Quote from dac8555:
hahaha. newb? this coming from a hairdresser?
i dont care to brag, but allow me to put your accusations to rest.
1. I run the entire central american wholesale govt. debt market my friend.
i know all the heads of central banks in the region and hang out with the local Broker /dealer CEOs and their families on the weekends.
I am the #2 guy on creating a market maker system in central america.
I negotiate millions of dollars of debt in 3 different languages.
this year Central american debt will become much more liquid world wide due to my partnership with the largest broker in the world.
I have a sieres 7, 55, 63 66...and about to go to work on my series 3 just for the fun of it.
I have a degree in finance and economics and have been trading since i left school (took a few years off to start a healtcare recruiting firm).
and yes...i went to cash today. when you get a trifecta of bad news across the globe...i deem it wise if you are holding long positions.
Your a 40 year old loser living in your Mom's basement.
You have a 500 dollar penny stock day trading acct.
All the families in your town know exactly where you live, it is listed in the registry of perverts on the Internet.
The closest you ever got to Central America is on one of your many trips to the Tia Juana donkey show.

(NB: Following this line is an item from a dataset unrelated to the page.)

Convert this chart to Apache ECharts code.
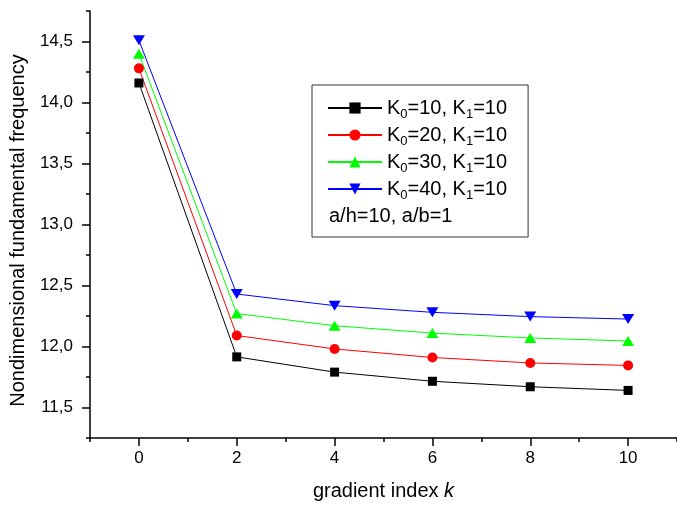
<!DOCTYPE html>
<html>
<head>
<meta charset="utf-8">
<script src="https://cdn.jsdelivr.net/npm/echarts@6/dist/echarts.min.js"></script>
<style>
  html, body { margin: 0; padding: 0; background: #fff; }
  #chart { width: 677px; height: 506px; }
</style>
</head>
<body>
<div id="chart"></div>
<script>
// gradient index k on x axis
const kIndex = [0, 2, 4, 6, 8, 10];
const k0List = [10, 20, 30, 40];
const k1Value = 10;
// nondimensional fundamental frequency, one array per K0
const freqK0_10 = [14.16, 11.915, 11.79, 11.715, 11.67, 11.64];
const freqK0_20 = [14.28, 12.09, 11.98, 11.91, 11.865, 11.845];
const freqK0_30 = [14.40, 12.27, 12.17, 12.11, 12.07, 12.045];
const freqK0_40 = [14.51, 12.43, 12.335, 12.28, 12.245, 12.225];
// ticks
const xTickValues = [0, 2, 4, 6, 8, 10];
const xMinorTicks = [-1, 1, 3, 5, 7, 9, 11];
const yTickValues = [11.5, 12.0, 12.5, 13.0, 13.5, 14.0, 14.5];
const yMinorTicks = [11.25, 11.75, 12.25, 12.75, 13.25, 13.75, 14.25, 14.75];
const noteText = 'a/h=10, a/b=1';

const FONT = '"Liberation Sans", Arial, sans-serif';
const colors = ['#000000', '#ff0000', '#00ff00', '#0000ff'];
const symbols = ['rect', 'circle', 'triangle', 'path://M0,0 L10,0 L5,9 Z'];
const symbolSizes = [9, 10, [12, 10], [12, 10]];
const allFreq = [freqK0_10, freqK0_20, freqK0_30, freqK0_40];

const chart = echarts.init(document.getElementById('chart'));

const series = k0List.map(function (k0, i) {
  return {
    name: 'K0=' + k0 + ', K1=' + k1Value,
    type: 'line',
    xAxisIndex: 0,
    yAxisIndex: 0,
    data: kIndex.map(function (k, j) { return [k, allFreq[i][j]]; }),
    symbol: symbols[i],
    symbolSize: symbolSizes[i],
    showAllSymbol: true,
    lineStyle: { color: colors[i], width: 1 },
    itemStyle: { color: colors[i] },
    emphasis: { disabled: true }
  };
});

const option = {
  backgroundColor: '#ffffff',
  animation: false,
  grid: { left: 90, right: -7, top: 11, bottom: 67 },
  legend: {
    orient: 'vertical',
    left: 312,
    top: 85,
    padding: [10, 21, 35, 15],
    borderColor: '#333',
    borderWidth: 1,
    itemWidth: 54,
    itemHeight: 14,
    itemGap: 1,
    itemTextGap: 6,
    selectedMode: false,
    data: series.map(function (s) { return s.name; }),
    formatter: function (name) {
      // K0=10, K1=10 -> K with subscripts
      const m = name.match(/K0=(\d+), K1=(\d+)/);
      return '{n|K}{s|0}{n|=' + m[1] + ', K}{s|1}{n|=' + m[2] + '}';
    },
    textStyle: {
      fontFamily: FONT,
      fontSize: 20,
      lineHeight: 26,
      rich: {
        n: { fontFamily: FONT, fontSize: 20, color: '#000', lineHeight: 26 },
        s: { fontFamily: FONT, fontSize: 13, color: '#000', lineHeight: 13, verticalAlign: 'bottom' }
      }
    }
  },
  graphic: [{
    type: 'text',
    left: 329,
    top: 206,
    style: { text: noteText, font: '20px ' + FONT, fill: '#000' }
  }],
  xAxis: [{
    type: 'value',
    min: -1,
    max: 11,
    name: '{n|gradient index }{i|k}',
    nameLocation: 'middle',
    nameGap: 43,
    nameTextStyle: {
      rich: {
        n: { fontFamily: FONT, fontSize: 20, color: '#000' },
        i: { fontFamily: FONT, fontSize: 20, color: '#000', fontStyle: 'italic' }
      }
    },
    axisLine: { show: true, onZero: false, lineStyle: { color: '#000', width: 1.5 } },
    axisTick: { show: true, inside: false, length: 8, customValues: xTickValues, lineStyle: { color: '#000', width: 1.5 } },
    axisLabel: { customValues: xTickValues, margin: 12, fontFamily: FONT, fontSize: 17, color: '#000' },
    splitLine: { show: false }
  }, {
    type: 'value',
    min: -1,
    max: 11,
    position: 'bottom',
    axisLine: { show: false, onZero: false },
    axisTick: { show: true, inside: false, length: 4, customValues: xMinorTicks, lineStyle: { color: '#000', width: 1.5 } },
    axisLabel: { show: false },
    splitLine: { show: false }
  }],
  yAxis: [{
    type: 'value',
    min: 11.25,
    max: 14.75,
    name: 'Nondimensional fundamental frequency',
    nameLocation: 'middle',
    nameGap: 62,
    nameTextStyle: { fontFamily: FONT, fontSize: 20, color: '#000', padding: [0, 12, 0, 0] },
    axisLine: { show: true, onZero: false, lineStyle: { color: '#000', width: 1.5 } },
    axisTick: { show: true, inside: false, length: 8, customValues: yTickValues, lineStyle: { color: '#000', width: 1.5 } },
    axisLabel: {
      customValues: yTickValues,
      margin: 17,
      fontFamily: FONT,
      fontSize: 17,
      color: '#000',
      formatter: function (v) { return v.toFixed(1).replace('.', ','); }
    },
    splitLine: { show: false }
  }, {
    type: 'value',
    min: 11.25,
    max: 14.75,
    position: 'left',
    axisLine: { show: false, onZero: false },
    axisTick: { show: true, inside: false, length: 4, customValues: yMinorTicks, lineStyle: { color: '#000', width: 1.5 } },
    axisLabel: { show: false },
    splitLine: { show: false }
  }],
  series: series
};

chart.setOption(option);
</script>
</body>
</html>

When you talk you use quaddruple negatives in a single sentence.
When the last Star Wars movie came out you camped out overnight at the Cinema front door to be first in line.
You still haven't gotten laid, the last time you talked to a female you had to use a credit card
The chair in front of your computer where your sit naked has a strong smell of ass.
When you go #2 you don't wipe well, this explains the bacon strips in the underwear. Underwear that looks like it was laying on the runway of Ohare Airport.
You know all the Bookies faces because they have roughed you up so many times.
You go on the Internet trying to be a big shot, when your mom is out of the house.